== EXERCISE BRIEF ==
Reproduce all of the data below without alteration; exclude every picture.

• • • • • • •

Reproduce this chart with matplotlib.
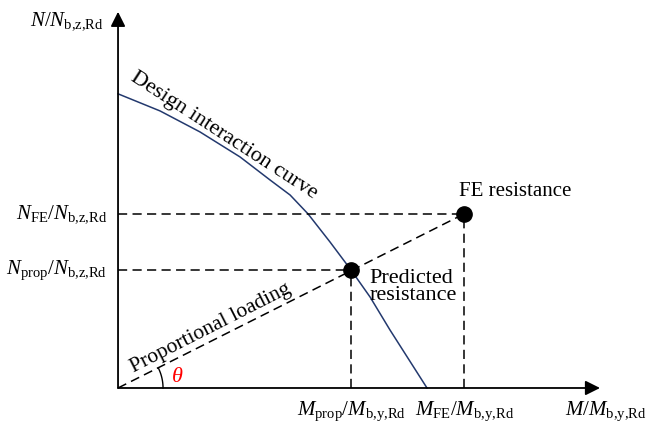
import numpy as np
import matplotlib.pyplot as plt

plt.rcParams['font.family'] = ['Liberation Serif', 'DejaVu Serif']
plt.rcParams['mathtext.fontset'] = 'custom'
plt.rcParams['mathtext.rm'] = 'Liberation Serif'
plt.rcParams['mathtext.it'] = 'Liberation Serif:italic'

# design interaction curve (normalised M, N)
m_curve = [0.0, 0.136, 0.265, 0.395, 0.492, 0.557, 0.615, 0.686, 0.754, 0.816, 0.880, 1.0]
n_curve = [0.997, 0.939, 0.868, 0.783, 0.705, 0.654, 0.590, 0.495, 0.400, 0.308, 0.197, 0.0]

# FE resistance and predicted resistance
fe_point = (1.120, 0.590)
prop_point = (0.754, 0.400)

x_max = 1.56
y_max = 1.275

fig = plt.figure(figsize=(6.51, 4.28), dpi=100)
ax = fig.add_axes([0, 0, 1, 1])
ax.set_xlim(-0.382, 1.725)
ax.set_ylim(-0.1356, 1.315)
ax.axis('off')

# axes with arrow heads
arr = dict(arrowstyle='-|>', mutation_scale=22, color='k', lw=1.3, shrinkA=0, shrinkB=0)
ax.annotate('', xy=(x_max, 0), xytext=(0, 0), arrowprops=arr)
ax.annotate('', xy=(0, y_max), xytext=(0, 0), arrowprops=arr)

ax.plot(m_curve, n_curve, color='#23396e', lw=1.1)

dash = dict(color='k', lw=1.1, ls=(0, (6, 3.5)))
ax.plot([0, fe_point[0]], [fe_point[1], fe_point[1]], **dash)
ax.plot([fe_point[0], fe_point[0]], [0, fe_point[1]], **dash)
ax.plot([0, prop_point[0]], [prop_point[1], prop_point[1]], **dash)
ax.plot([prop_point[0], prop_point[0]], [0, prop_point[1]], **dash)
ax.plot([0, fe_point[0]], [0, fe_point[1]], **dash)

ax.plot(*fe_point, 'o', color='k', ms=11)
ax.plot(*prop_point, 'o', color='k', ms=11)

# angle arc for theta (drawn as a circle in pixel space)
sx, sy = 309.0, 295.0
ang = np.arctan2(fe_point[1] * sy, fe_point[0] * sx)
t = np.linspace(0, ang, 40)
ax.plot(45 * np.cos(t) / sx, 45 * np.sin(t) / sy, color='k', lw=1.0)
ax.text(59 / sx, 10 / sy, r'$\theta$', color='red', fontsize=16, ha='center', va='center')

fs = 15
ax.text(-14 / sx, 1.245, r'$N/N_{\mathrm{b{,}z{,}Rd}}$', fontsize=fs, ha='right', va='center')
ax.text(-11 / sx, fe_point[1], r'$N_{\mathrm{FE}}/N_{\mathrm{b{,}z{,}Rd}}$', fontsize=fs, ha='right', va='center')
ax.text(-11 / sx, prop_point[1], r'$N_{\mathrm{prop}}/N_{\mathrm{b{,}z{,}Rd}}$', fontsize=fs, ha='right', va='center')
ax.text(prop_point[0], -0.08, r'$M_{\mathrm{prop}}/M_{\mathrm{b{,}y{,}Rd}}$', fontsize=fs, ha='center', va='center')
ax.text(fe_point[0], -0.08, r'$M_{\mathrm{FE}}/M_{\mathrm{b{,}y{,}Rd}}$', fontsize=fs, ha='center', va='center')
ax.text(1.71, -0.08, r'$M/M_{\mathrm{b{,}y{,}Rd}}$', fontsize=fs, ha='right', va='center')

ax.text(fe_point[0] - 0.015, fe_point[1] + 0.075, 'FE resistance', fontsize=fs, ha='left', va='center')
ax.text(prop_point[0] + 0.06, prop_point[1] - 0.058, 'Predicted\nresistance', fontsize=16,
        ha='left', va='center', linespacing=0.85)
ax.text(106 / sx, 252 / sy, 'Design interaction curve', fontsize=16, rotation=-33,
        rotation_mode='anchor', ha='center', va='center')
ax.text(93 / sx, 60 / sy, 'Proportional loading', fontsize=15.5, rotation=27,
        rotation_mode='anchor', ha='center', va='center')

fig.savefig('out.png', dpi=100)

• • • • • • •

== SOLUTION TO THE EXERCISE ==
Reproduce this chart with matplotlib.
import numpy as np
import matplotlib.pyplot as plt

plt.rcParams['font.family'] = ['Liberation Serif', 'DejaVu Serif']
plt.rcParams['mathtext.fontset'] = 'custom'
plt.rcParams['mathtext.rm'] = 'Liberation Serif'
plt.rcParams['mathtext.it'] = 'Liberation Serif:italic'

# design interaction curve (normalised M, N)
m_curve = [0.0, 0.136, 0.265, 0.395, 0.492, 0.557, 0.615, 0.686, 0.754, 0.816, 0.880, 1.0]
n_curve = [0.997, 0.939, 0.868, 0.783, 0.705, 0.654, 0.590, 0.495, 0.400, 0.308, 0.197, 0.0]

# FE resistance and predicted resistance
fe_point = (1.120, 0.590)
prop_point = (0.754, 0.400)

x_max = 1.56
y_max = 1.275

fig = plt.figure(figsize=(6.51, 4.28), dpi=100)
ax = fig.add_axes([0, 0, 1, 1])
ax.set_xlim(-0.382, 1.725)
ax.set_ylim(-0.1356, 1.315)
ax.axis('off')

# axes with arrow heads
arr = dict(arrowstyle='-|>', mutation_scale=22, color='k', lw=1.3, shrinkA=0, shrinkB=0)
ax.annotate('', xy=(x_max, 0), xytext=(0, 0), arrowprops=arr)
ax.annotate('', xy=(0, y_max), xytext=(0, 0), arrowprops=arr)

ax.plot(m_curve, n_curve, color='#23396e', lw=1.1)

dash = dict(color='k', lw=1.1, ls=(0, (6, 3.5)))
ax.plot([0, fe_point[0]], [fe_point[1], fe_point[1]], **dash)
ax.plot([fe_point[0], fe_point[0]], [0, fe_point[1]], **dash)
ax.plot([0, prop_point[0]], [prop_point[1], prop_point[1]], **dash)
ax.plot([prop_point[0], prop_point[0]], [0, prop_point[1]], **dash)
ax.plot([0, fe_point[0]], [0, fe_point[1]], **dash)

ax.plot(*fe_point, 'o', color='k', ms=11)
ax.plot(*prop_point, 'o', color='k', ms=11)

# angle arc for theta (drawn as a circle in pixel space)
sx, sy = 309.0, 295.0
ang = np.arctan2(fe_point[1] * sy, fe_point[0] * sx)
t = np.linspace(0, ang, 40)
ax.plot(45 * np.cos(t) / sx, 45 * np.sin(t) / sy, color='k', lw=1.0)
ax.text(59 / sx, 10 / sy, r'$\theta$', color='red', fontsize=16, ha='center', va='center')

fs = 15
ax.text(-14 / sx, 1.245, r'$N/N_{\mathrm{b{,}z{,}Rd}}$', fontsize=fs, ha='right', va='center')
ax.text(-11 / sx, fe_point[1], r'$N_{\mathrm{FE}}/N_{\mathrm{b{,}z{,}Rd}}$', fontsize=fs, ha='right', va='center')
ax.text(-11 / sx, prop_point[1], r'$N_{\mathrm{prop}}/N_{\mathrm{b{,}z{,}Rd}}$', fontsize=fs, ha='right', va='center')
ax.text(prop_point[0], -0.08, r'$M_{\mathrm{prop}}/M_{\mathrm{b{,}y{,}Rd}}$', fontsize=fs, ha='center', va='center')
ax.text(fe_point[0], -0.08, r'$M_{\mathrm{FE}}/M_{\mathrm{b{,}y{,}Rd}}$', fontsize=fs, ha='center', va='center')
ax.text(1.71, -0.08, r'$M/M_{\mathrm{b{,}y{,}Rd}}$', fontsize=fs, ha='right', va='center')

ax.text(fe_point[0] - 0.015, fe_point[1] + 0.075, 'FE resistance', fontsize=fs, ha='left', va='center')
ax.text(prop_point[0] + 0.06, prop_point[1] - 0.058, 'Predicted\nresistance', fontsize=16,
        ha='left', va='center', linespacing=0.85)
ax.text(106 / sx, 252 / sy, 'Design interaction curve', fontsize=16, rotation=-33,
        rotation_mode='anchor', ha='center', va='center')
ax.text(93 / sx, 60 / sy, 'Proportional loading', fontsize=15.5, rotation=27,
        rotation_mode='anchor', ha='center', va='center')

fig.savefig('out.png', dpi=100)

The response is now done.